About a three day lesson purportedly run by Kim. Mind you, the author didn't care to share his or her name, and all descriptions are vague as to

1) Who was at the lesson

2) When the lesson was held

3) Where the lesson was held

4) What, in concrete terms, the lesson covered


Of course, it is a broad and worhipful piece about how amazing Kim is without actually verifying that with any information.

The author, and I'm paraphrasing here, says that Kim clearly understands and lives the principles he was explaining(oom and yung), and judges this by Kim's words, which are not shared with the reader, and by visual verification. However, since the author fails to share his identity or how he should be qualified to judge such things, it is, again, meaningless fluff.

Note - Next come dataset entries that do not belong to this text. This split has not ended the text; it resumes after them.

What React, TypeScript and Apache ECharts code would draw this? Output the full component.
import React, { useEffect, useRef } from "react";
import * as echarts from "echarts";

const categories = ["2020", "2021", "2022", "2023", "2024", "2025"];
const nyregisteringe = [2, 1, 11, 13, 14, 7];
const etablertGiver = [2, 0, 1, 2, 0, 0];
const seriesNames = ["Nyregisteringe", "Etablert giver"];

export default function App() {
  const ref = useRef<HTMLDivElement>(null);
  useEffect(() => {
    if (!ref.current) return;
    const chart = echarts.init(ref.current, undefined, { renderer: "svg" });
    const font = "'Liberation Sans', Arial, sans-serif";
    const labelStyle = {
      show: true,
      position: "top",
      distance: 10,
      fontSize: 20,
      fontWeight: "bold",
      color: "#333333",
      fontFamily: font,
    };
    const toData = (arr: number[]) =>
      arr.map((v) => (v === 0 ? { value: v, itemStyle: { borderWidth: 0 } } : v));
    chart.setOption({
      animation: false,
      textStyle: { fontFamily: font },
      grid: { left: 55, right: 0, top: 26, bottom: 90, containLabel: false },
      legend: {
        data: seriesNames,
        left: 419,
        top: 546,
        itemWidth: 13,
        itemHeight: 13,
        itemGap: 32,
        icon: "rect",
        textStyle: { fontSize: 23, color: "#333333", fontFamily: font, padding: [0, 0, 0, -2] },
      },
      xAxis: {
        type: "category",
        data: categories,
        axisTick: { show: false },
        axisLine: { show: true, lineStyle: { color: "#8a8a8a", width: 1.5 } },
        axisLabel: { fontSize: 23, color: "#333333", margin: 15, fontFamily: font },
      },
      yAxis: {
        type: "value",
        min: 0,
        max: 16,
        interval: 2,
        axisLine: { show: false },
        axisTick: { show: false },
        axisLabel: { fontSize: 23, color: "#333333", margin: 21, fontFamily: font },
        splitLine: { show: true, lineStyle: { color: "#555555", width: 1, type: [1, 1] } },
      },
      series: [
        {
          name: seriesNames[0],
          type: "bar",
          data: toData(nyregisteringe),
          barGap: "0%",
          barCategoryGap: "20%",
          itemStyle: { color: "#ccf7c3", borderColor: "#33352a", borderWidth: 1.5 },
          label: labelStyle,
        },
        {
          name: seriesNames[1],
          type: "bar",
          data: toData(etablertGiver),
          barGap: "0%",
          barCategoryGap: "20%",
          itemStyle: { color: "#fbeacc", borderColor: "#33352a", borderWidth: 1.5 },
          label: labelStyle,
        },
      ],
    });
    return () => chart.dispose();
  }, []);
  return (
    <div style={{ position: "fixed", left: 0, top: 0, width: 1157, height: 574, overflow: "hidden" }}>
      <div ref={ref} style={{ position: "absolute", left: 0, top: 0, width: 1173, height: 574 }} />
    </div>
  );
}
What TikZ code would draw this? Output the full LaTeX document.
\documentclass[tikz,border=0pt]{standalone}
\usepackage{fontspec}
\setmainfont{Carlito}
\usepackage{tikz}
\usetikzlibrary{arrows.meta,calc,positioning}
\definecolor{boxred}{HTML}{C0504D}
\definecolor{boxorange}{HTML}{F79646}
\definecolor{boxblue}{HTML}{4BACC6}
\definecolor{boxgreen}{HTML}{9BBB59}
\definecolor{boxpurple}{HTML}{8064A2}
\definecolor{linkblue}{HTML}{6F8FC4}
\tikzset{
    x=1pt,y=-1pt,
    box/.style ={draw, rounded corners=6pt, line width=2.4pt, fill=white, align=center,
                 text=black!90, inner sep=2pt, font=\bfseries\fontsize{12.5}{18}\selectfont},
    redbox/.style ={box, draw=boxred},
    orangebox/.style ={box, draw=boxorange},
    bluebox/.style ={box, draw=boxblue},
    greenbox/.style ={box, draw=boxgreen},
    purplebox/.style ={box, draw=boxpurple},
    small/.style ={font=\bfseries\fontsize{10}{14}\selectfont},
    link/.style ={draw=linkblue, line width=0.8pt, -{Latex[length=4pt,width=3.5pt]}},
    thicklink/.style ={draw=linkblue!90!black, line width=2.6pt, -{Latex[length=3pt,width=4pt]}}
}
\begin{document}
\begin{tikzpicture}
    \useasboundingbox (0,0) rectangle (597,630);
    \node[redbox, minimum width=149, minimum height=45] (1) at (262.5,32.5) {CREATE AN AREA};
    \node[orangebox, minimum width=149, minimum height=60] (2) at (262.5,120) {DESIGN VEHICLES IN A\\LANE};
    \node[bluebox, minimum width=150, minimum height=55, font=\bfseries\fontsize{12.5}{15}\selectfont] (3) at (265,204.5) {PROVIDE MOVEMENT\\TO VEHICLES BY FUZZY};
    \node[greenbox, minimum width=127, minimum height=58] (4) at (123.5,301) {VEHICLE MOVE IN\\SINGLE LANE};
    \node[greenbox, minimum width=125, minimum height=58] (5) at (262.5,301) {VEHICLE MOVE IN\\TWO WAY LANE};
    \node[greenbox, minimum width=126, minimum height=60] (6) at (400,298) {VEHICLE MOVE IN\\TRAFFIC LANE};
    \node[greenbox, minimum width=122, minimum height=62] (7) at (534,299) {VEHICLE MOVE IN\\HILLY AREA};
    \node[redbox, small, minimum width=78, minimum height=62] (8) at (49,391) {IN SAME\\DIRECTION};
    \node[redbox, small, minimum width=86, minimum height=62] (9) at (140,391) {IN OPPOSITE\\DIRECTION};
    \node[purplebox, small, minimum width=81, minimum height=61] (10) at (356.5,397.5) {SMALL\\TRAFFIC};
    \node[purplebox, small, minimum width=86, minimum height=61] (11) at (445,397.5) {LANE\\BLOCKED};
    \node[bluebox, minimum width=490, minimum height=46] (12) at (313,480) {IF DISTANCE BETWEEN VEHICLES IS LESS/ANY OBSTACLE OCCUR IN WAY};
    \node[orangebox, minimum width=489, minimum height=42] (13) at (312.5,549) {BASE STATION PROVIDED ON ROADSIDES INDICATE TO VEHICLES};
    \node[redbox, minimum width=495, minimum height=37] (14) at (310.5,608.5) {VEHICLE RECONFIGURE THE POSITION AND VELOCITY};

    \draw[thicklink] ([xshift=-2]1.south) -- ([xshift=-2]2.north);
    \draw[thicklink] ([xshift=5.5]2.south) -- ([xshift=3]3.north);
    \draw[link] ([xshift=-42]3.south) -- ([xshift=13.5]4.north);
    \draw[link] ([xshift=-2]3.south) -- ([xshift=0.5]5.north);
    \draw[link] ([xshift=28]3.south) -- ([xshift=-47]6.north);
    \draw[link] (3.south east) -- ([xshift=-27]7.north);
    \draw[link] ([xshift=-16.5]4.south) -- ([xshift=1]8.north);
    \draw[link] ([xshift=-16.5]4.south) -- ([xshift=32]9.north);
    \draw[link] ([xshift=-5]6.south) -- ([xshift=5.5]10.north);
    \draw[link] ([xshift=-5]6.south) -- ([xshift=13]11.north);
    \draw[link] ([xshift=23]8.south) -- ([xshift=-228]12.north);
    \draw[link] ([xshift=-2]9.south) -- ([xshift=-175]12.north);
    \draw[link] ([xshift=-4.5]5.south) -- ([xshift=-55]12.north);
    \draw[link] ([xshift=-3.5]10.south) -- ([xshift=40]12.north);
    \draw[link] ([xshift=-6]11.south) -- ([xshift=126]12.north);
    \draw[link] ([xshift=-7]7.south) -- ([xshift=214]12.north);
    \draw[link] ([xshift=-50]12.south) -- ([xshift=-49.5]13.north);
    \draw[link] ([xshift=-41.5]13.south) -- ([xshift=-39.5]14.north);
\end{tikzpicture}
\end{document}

Frankly, it sounds like a three day lesson as run by any moo higher belt at any time in its history. There is the talk of oom and yung, then one person is used to attack from many directions while that person just stands there, not defending(the auther relates that a strike to the jaw lets him know that Kim could have finished him right there- does ending someone not defending themselves really qualify as a good demo?)

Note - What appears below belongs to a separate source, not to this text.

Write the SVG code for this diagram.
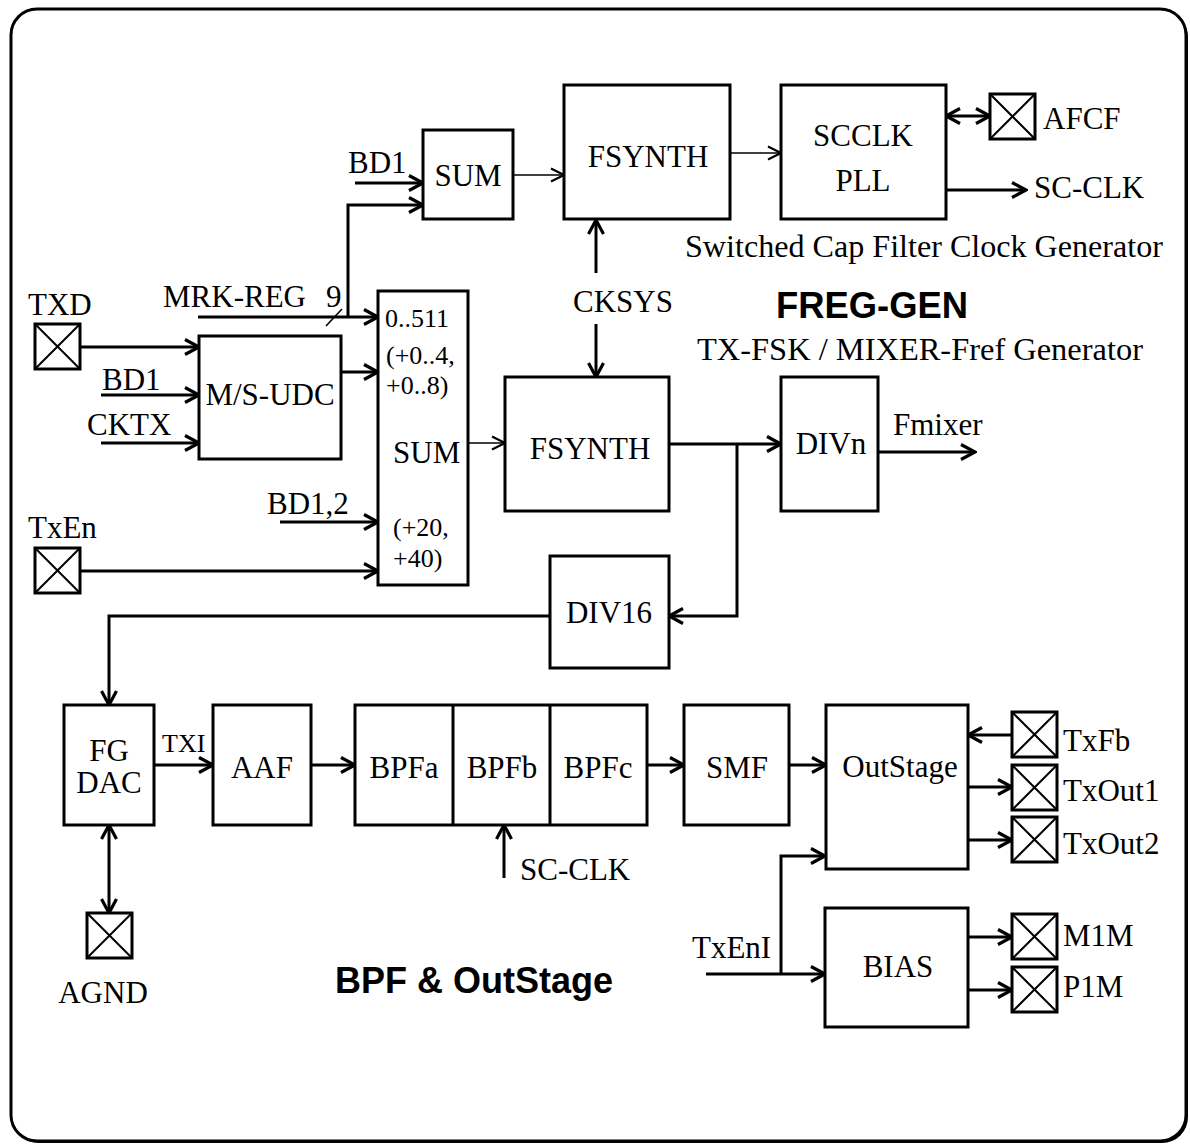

The description is very short on Kim actually teaching anything concrete, and very heavy on hero worship. Normally, a piece like this might be afforded a slight amount of credibility based on the author's identity and reputation- however, since the author is unknown, the piece is, essentially, groundless.

If I had to judge the rationale behind this post, I would say it was three-fold:

1) Extoll the virtues of Kim

2) Counter the realization that many anti-moos have practiced under Kim by suggesting that only three day lessons and longer are worthy, and that only an elite group has received those(many of whom served time and left the org, by the way)

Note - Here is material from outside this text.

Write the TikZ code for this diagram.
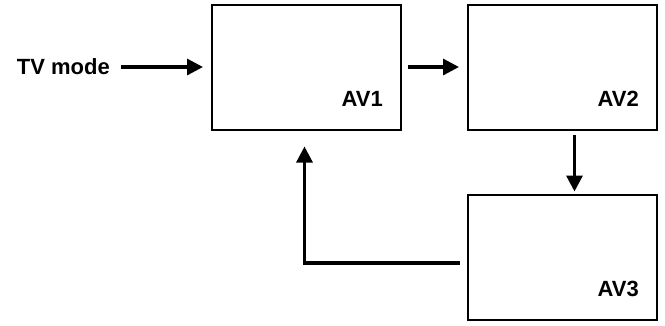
\documentclass[tikz,border=0pt]{standalone}
\usepackage{fontspec}
\setmainfont{Liberation Sans}
\usepackage{tikz}
\usetikzlibrary{arrows.meta,positioning}

\begin{document}
\begin{tikzpicture}[
    x=1pt, y=1pt,
    box/.style={draw, line width=2pt, minimum width=189pt, minimum height=125pt, inner sep=0pt},
    lbl/.style={inner sep=0pt, font=\fontsize{22}{26}\selectfont\bfseries},
    flow/.style={-{Triangle[length=16pt,width=16pt]}, line width=3.2pt}
  ]
    \useasboundingbox (0,0) rectangle (665,-325);
    \node[box] (av1) at (306.5,-67) {};
    \node[box, right=65pt of av1] (av2) {};
    \node[box, below=63pt of av2] (av3) {};

    \node[lbl, above left=24pt and 19pt of av1.south east] (l1) {AV1};
    \node[lbl, above left=24pt and 19pt of av2.south east] (l2) {AV2};
    \node[lbl, above left=24pt and 19pt of av3.south east] (l3) {AV3};
    \node[lbl, left=101pt of av1] (tv) {TV mode};

    \draw[flow] ([xshift=11pt]tv.east) -- ([xshift=-8pt]av1.west);
    \draw[flow] ([xshift=6pt]av1.east) -- ([xshift=-8pt]av2.west);
    \draw[flow] ([shift={(12pt,-4pt)}]av2.south) -- ([shift={(12pt,2pt)}]av3.north);
    \draw[flow] ([shift={(-7pt,-6pt)}]av3.west) -| ([shift={(-2pt,-16pt)}]av1.south);
  \end{tikzpicture}
\end{document}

3) Counter the suggestion that Kim hasn't taught much in many years.

However, this approach has downfalls:

1) The piece lacks content

2) Logic dictates that those who received lessons when Kim was actually in the schools, most of whom have left, are the vast majority of those who received lessons three days and more in length, and thus the 'elite' the piece talks about are almost entirely now NOT students of Kim's anymore

3) One three day lesson is not a substantial amount of teaching in one year, hardly countering the fact that he hardly ever teaches

4) The phrase 'As Grandmaster explained, anything less than a three-day lesson is not truly a lesson...' invalidates the draw effect that 'master might be there...' will have for any event shorter than three days.